- _Written problem_
Locate the string "Emit" throughout the material and copy every line in which it occurs.
======== Data records ========
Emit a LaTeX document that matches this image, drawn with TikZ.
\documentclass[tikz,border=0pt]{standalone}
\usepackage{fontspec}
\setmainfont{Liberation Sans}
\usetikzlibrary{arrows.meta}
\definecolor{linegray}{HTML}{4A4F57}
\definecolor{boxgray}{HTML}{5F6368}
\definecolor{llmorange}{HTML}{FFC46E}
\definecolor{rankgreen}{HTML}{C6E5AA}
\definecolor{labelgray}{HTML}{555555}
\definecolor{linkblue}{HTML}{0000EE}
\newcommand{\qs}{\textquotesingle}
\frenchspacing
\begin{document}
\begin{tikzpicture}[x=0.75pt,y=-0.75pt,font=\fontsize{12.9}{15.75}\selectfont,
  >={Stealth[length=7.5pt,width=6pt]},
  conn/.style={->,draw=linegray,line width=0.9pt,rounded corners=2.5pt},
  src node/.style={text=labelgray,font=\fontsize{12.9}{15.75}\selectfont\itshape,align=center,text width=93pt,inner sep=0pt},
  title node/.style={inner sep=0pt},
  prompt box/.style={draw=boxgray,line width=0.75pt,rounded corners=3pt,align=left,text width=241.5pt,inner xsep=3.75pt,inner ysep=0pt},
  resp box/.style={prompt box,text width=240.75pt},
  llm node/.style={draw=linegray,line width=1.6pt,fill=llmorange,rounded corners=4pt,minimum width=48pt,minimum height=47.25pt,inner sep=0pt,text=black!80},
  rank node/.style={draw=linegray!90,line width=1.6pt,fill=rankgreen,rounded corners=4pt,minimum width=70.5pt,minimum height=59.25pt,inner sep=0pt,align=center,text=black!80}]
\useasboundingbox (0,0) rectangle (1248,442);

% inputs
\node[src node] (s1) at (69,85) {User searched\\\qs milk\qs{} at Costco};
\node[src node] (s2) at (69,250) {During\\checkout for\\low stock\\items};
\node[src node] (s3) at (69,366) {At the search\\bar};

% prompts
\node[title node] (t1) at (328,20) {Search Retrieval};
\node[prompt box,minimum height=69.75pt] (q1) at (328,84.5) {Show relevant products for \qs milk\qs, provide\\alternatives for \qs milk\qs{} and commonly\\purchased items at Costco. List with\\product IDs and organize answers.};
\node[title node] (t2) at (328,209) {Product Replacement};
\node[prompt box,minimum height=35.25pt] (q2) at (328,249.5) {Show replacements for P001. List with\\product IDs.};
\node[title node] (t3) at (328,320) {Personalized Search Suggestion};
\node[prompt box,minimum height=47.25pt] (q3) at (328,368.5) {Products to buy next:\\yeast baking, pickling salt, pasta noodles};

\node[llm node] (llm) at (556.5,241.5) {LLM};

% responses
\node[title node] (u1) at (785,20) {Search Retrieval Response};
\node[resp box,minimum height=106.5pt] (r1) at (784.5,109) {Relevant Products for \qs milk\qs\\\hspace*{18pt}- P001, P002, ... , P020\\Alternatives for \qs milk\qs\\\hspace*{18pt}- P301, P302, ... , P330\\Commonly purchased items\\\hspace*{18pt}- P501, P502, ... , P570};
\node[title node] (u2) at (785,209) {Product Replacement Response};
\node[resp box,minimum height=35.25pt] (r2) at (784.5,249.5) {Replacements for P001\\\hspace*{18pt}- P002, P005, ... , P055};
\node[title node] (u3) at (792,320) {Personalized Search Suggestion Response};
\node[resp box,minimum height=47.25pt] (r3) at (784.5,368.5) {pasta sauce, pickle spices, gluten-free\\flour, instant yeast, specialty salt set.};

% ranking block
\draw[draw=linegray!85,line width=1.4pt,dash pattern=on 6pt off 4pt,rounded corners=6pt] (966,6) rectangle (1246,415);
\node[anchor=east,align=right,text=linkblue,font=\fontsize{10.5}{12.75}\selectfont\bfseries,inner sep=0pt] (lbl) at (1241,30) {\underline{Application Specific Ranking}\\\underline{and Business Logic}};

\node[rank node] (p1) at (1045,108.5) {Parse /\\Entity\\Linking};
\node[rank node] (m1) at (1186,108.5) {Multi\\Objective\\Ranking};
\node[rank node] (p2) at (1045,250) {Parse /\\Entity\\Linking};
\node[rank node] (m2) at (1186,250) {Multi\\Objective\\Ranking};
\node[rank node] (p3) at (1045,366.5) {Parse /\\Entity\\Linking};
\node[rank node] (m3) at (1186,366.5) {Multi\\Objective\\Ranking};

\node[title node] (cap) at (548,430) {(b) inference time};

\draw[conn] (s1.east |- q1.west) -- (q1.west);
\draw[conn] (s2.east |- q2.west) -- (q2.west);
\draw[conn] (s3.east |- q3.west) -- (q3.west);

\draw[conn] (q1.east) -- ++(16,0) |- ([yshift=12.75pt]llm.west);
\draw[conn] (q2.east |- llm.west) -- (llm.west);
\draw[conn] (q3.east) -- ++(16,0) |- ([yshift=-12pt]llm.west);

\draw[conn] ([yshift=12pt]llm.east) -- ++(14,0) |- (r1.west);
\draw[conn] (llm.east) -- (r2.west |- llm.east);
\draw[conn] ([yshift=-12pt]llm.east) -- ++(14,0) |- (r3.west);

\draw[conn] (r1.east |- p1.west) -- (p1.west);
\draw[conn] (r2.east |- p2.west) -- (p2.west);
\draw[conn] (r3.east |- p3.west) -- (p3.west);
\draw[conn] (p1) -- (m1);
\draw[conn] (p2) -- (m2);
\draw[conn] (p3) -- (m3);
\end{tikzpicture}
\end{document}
========
======== Data records ========
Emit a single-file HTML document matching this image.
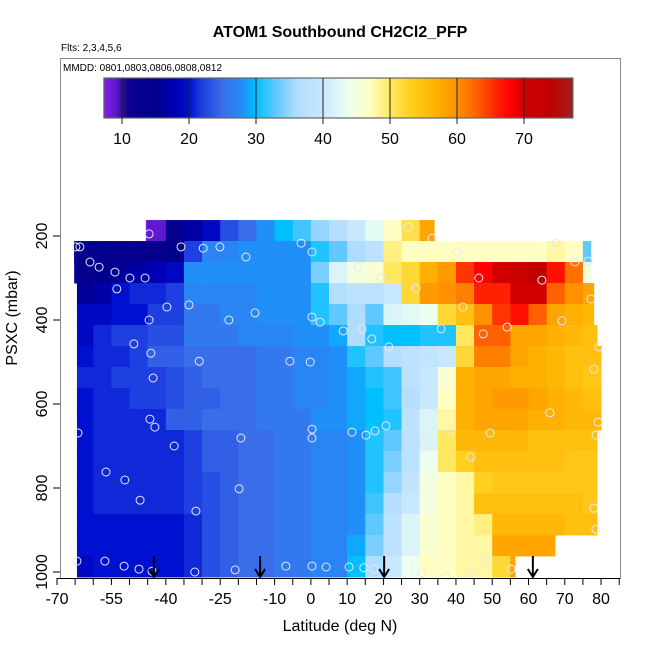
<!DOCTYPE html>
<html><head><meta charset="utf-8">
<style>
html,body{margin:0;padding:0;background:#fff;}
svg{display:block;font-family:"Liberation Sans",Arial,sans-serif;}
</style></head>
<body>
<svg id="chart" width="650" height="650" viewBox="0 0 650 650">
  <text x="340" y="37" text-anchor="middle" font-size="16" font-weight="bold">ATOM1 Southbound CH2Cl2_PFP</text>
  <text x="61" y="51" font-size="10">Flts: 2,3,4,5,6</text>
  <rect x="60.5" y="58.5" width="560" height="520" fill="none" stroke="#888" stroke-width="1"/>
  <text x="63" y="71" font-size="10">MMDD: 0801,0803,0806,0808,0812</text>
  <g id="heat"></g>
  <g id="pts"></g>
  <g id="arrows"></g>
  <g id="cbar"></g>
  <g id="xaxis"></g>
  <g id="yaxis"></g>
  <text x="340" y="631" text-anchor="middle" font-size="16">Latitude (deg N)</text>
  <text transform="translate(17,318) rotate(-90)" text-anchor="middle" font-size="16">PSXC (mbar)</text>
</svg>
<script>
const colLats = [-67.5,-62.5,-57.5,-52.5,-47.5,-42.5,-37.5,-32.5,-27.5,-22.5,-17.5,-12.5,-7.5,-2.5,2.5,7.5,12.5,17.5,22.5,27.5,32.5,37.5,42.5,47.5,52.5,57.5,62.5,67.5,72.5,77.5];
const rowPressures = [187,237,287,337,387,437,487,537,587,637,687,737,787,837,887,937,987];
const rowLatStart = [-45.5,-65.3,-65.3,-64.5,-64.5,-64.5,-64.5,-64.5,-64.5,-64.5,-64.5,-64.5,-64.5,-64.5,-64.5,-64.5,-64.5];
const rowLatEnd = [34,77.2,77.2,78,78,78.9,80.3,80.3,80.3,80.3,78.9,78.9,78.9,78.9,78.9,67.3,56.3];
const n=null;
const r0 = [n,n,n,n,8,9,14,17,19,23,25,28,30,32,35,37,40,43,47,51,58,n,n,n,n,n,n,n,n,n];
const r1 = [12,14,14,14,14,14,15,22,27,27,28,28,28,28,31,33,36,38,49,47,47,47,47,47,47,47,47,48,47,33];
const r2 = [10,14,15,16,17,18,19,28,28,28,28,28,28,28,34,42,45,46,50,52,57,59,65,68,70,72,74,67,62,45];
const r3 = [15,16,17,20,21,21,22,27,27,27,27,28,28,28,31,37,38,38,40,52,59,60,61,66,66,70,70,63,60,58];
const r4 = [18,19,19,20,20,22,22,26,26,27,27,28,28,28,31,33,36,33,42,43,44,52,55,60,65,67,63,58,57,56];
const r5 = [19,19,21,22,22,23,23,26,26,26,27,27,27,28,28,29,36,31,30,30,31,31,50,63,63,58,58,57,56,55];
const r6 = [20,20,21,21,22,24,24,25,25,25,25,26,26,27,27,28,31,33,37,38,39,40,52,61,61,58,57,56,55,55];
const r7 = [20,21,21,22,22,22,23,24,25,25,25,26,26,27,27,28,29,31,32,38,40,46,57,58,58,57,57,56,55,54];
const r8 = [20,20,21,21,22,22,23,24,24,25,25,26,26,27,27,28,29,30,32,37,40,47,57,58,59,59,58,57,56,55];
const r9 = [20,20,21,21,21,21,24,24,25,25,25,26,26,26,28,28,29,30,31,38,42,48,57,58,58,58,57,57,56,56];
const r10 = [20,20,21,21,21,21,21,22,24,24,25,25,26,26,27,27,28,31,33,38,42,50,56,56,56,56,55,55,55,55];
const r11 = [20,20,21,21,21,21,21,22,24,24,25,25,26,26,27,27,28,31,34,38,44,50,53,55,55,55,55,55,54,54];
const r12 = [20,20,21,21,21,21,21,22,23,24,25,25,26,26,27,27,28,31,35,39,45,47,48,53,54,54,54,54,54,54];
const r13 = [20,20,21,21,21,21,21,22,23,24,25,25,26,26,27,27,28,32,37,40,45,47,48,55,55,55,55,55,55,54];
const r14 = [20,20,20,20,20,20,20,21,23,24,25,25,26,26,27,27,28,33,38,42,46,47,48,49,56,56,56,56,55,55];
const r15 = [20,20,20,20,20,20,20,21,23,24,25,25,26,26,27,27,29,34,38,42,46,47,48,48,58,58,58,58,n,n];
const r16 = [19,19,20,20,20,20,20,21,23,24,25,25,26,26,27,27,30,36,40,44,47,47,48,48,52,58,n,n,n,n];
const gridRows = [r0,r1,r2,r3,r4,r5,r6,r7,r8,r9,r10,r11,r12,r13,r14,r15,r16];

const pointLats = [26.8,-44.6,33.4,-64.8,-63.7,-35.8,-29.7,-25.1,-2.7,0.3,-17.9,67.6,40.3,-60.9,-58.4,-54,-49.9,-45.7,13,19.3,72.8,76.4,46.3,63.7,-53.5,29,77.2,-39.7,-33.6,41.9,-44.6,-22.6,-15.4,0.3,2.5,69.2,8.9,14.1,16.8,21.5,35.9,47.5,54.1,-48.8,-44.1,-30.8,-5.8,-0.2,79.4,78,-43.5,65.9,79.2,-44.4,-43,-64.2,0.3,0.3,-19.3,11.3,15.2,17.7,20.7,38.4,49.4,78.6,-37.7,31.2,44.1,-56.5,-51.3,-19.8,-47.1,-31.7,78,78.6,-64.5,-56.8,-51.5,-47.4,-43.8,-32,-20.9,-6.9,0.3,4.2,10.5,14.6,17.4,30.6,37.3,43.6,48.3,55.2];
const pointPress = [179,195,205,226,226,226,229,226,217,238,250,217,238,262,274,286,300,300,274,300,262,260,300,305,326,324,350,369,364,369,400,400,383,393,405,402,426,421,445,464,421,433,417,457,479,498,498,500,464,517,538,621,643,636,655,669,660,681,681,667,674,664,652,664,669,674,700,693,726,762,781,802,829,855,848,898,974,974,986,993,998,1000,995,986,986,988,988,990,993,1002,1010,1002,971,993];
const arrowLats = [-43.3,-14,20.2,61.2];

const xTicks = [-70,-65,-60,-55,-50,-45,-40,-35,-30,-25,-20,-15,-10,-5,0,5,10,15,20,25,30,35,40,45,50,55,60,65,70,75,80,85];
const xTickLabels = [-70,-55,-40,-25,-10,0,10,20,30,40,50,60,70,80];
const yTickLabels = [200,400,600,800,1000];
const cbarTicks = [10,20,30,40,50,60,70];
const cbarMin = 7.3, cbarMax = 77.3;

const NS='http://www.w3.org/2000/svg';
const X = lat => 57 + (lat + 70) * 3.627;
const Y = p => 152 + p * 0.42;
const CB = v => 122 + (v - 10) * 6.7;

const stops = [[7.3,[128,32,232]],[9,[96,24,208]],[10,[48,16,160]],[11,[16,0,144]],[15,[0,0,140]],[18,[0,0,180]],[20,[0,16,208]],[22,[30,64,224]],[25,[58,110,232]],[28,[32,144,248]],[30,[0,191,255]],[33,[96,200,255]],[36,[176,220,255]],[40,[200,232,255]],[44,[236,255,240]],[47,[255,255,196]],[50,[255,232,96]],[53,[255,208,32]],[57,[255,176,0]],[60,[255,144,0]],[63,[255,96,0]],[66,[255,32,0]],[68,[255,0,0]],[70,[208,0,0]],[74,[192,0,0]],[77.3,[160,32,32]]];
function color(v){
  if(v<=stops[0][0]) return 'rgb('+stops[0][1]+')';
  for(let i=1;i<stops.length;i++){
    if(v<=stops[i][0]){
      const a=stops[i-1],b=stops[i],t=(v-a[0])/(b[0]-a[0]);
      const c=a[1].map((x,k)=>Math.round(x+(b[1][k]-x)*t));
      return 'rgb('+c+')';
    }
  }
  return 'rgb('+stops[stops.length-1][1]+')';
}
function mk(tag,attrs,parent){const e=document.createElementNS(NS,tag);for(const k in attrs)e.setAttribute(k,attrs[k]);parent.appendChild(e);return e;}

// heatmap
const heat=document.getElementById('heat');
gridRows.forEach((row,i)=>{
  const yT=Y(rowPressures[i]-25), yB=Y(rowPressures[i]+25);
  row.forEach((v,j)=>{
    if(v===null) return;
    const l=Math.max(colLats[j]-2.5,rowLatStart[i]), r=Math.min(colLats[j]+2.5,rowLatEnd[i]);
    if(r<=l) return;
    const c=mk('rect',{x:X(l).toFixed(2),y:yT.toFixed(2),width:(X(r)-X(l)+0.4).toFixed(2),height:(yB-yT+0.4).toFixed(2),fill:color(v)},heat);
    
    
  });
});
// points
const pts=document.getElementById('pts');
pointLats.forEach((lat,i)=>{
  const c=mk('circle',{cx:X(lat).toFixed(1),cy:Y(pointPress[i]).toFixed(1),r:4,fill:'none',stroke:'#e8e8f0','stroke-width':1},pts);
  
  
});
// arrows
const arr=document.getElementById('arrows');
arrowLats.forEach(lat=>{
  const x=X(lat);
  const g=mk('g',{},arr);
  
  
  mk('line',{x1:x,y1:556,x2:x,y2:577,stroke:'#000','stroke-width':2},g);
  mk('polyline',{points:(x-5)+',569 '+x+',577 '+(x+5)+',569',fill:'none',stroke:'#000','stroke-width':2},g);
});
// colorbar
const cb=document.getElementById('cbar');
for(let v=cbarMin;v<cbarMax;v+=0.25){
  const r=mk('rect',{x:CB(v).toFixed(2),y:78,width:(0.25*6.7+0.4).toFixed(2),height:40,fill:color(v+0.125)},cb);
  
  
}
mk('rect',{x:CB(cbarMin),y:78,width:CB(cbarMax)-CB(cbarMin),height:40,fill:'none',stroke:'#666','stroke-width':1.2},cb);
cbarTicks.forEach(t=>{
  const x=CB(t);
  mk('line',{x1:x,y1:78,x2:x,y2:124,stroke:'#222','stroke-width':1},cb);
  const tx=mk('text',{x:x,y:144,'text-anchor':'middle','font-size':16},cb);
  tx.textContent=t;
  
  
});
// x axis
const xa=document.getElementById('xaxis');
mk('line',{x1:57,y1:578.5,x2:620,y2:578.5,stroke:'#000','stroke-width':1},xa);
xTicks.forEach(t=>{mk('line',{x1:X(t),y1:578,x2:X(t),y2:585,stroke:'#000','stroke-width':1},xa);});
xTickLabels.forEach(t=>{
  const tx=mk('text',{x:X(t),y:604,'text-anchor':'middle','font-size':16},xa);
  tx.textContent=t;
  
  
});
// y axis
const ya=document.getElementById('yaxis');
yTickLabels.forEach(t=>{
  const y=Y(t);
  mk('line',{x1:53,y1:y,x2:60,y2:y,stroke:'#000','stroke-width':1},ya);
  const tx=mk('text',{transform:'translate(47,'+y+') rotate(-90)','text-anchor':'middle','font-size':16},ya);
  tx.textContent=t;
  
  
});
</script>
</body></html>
========
- _Final result_
Emit a LaTeX document that matches this image, drawn with TikZ.
Emit a single-file HTML document matching this image.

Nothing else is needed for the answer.